Abandoned "Supermarket' Warehouse

Heading into the Supermarché!





This abandoned warehouse takes a special place in my life. It is the very first abandoned building I explored. The very first. The number one. The cherry popper. Yadda yadda. It all began on a cold early morning, jumping into my car, picking up my friend in Queens and taking the three-hour journey north. We arrived early ahead of the meeting time and chilled for what seemed like an eternity as the car became colder by the minute. My friend and I met the local connect who knew this city well and was showing us around for the entire day. Our connect led us to the property as we parked our cars on the grass median and walked our way to the active rail line and walked behind the building. The rail line was also involved in a feature movie that for some reason I forgot to commit to memory. Entering the building, we headed straight to the roof. We were going to take in the roof views first and make our way down.






Untitled movie tracks. I forgot the movie!





Fishing around on the roof. Sea bass anyone?















Inside contained about eleven floors. All the floors from the second onto the last floor before the roof contained the same pillared landscape synonymous with early factories if you've been enough factories as I have been. It was pitch black on some floors the further away you were from the windows. We were warned to look out for gaping freight elevator shafts. Dark and ominous entrances one step too far and you would be meeting the ground floor pretty quickly.

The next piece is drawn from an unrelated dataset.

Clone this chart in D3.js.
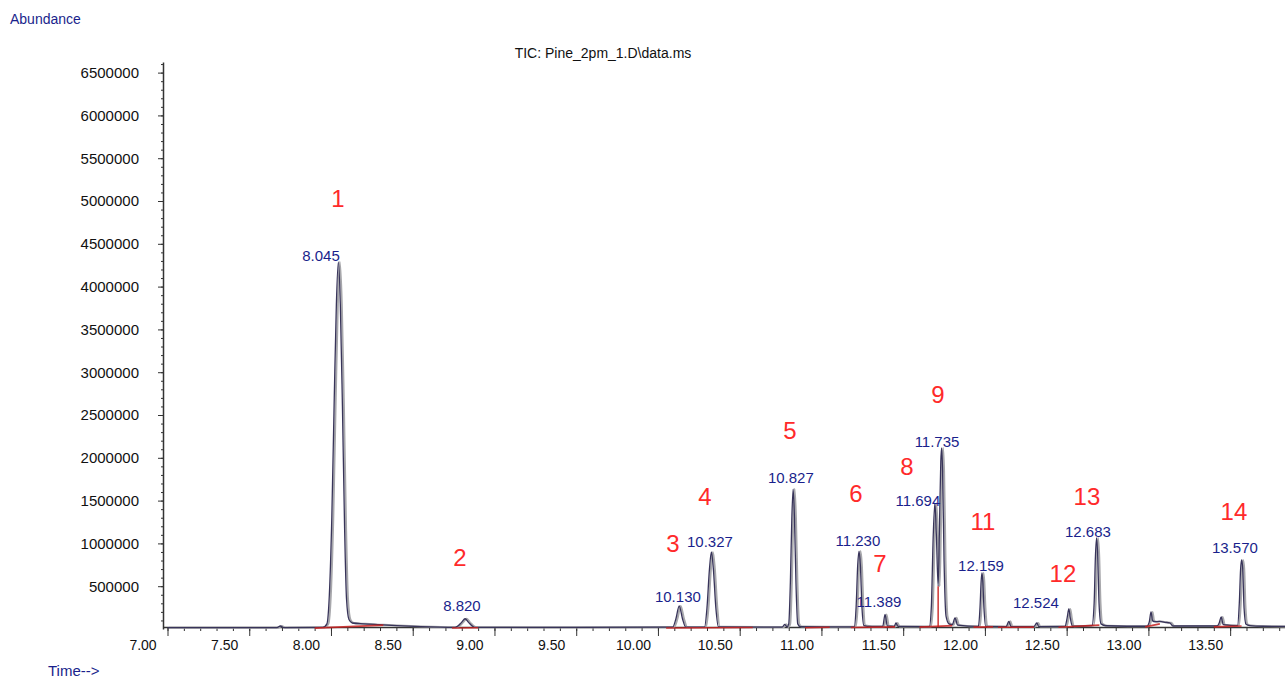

This warehouse also contained a unique structure within the second floor. It housed actual train lines right inside the building. A very unique and one not to be emulated anytime soon in the future. The tracks entered from the west and continued on east to the other side of the building. This 90-year-old warehouse stored many supermarket items many of us are accustomed to on our supermarket shelves. One story goes that about 3,000 pounds of butter once vanished in storage here during a government relief effort. Paula Deen that you?







On the left, the railroad spur enters the second floor.





Looking down from the roof.





The railroad dock where goods were unloaded and loaded onto trains.





The other side of the dock.





Seven years ago this eleven story behemoth survived a fire a modern warehouse building would probably never have withstood. A fire started at the top of the floor and burned all the way to the loading dock on the bottom floor due to an illegal scrapping of pipework inside the building. This behemoth was built with concrete, steel and cork installation for its cold and dry storage operation. It seemed fire was only a flesh wound. There is evidence of that fire when I explored years ago but the building stands strong today. Shaming this generation of builders for the next ten years when it reaches 100 years if no redevelopment or demolition in the next decade misses this storage facility.





Dock gates on the ground floor.





As per the usual, this property has changed numerous hands and still has not seen any changes as of 2017. A truly exciting first expedition I ever made.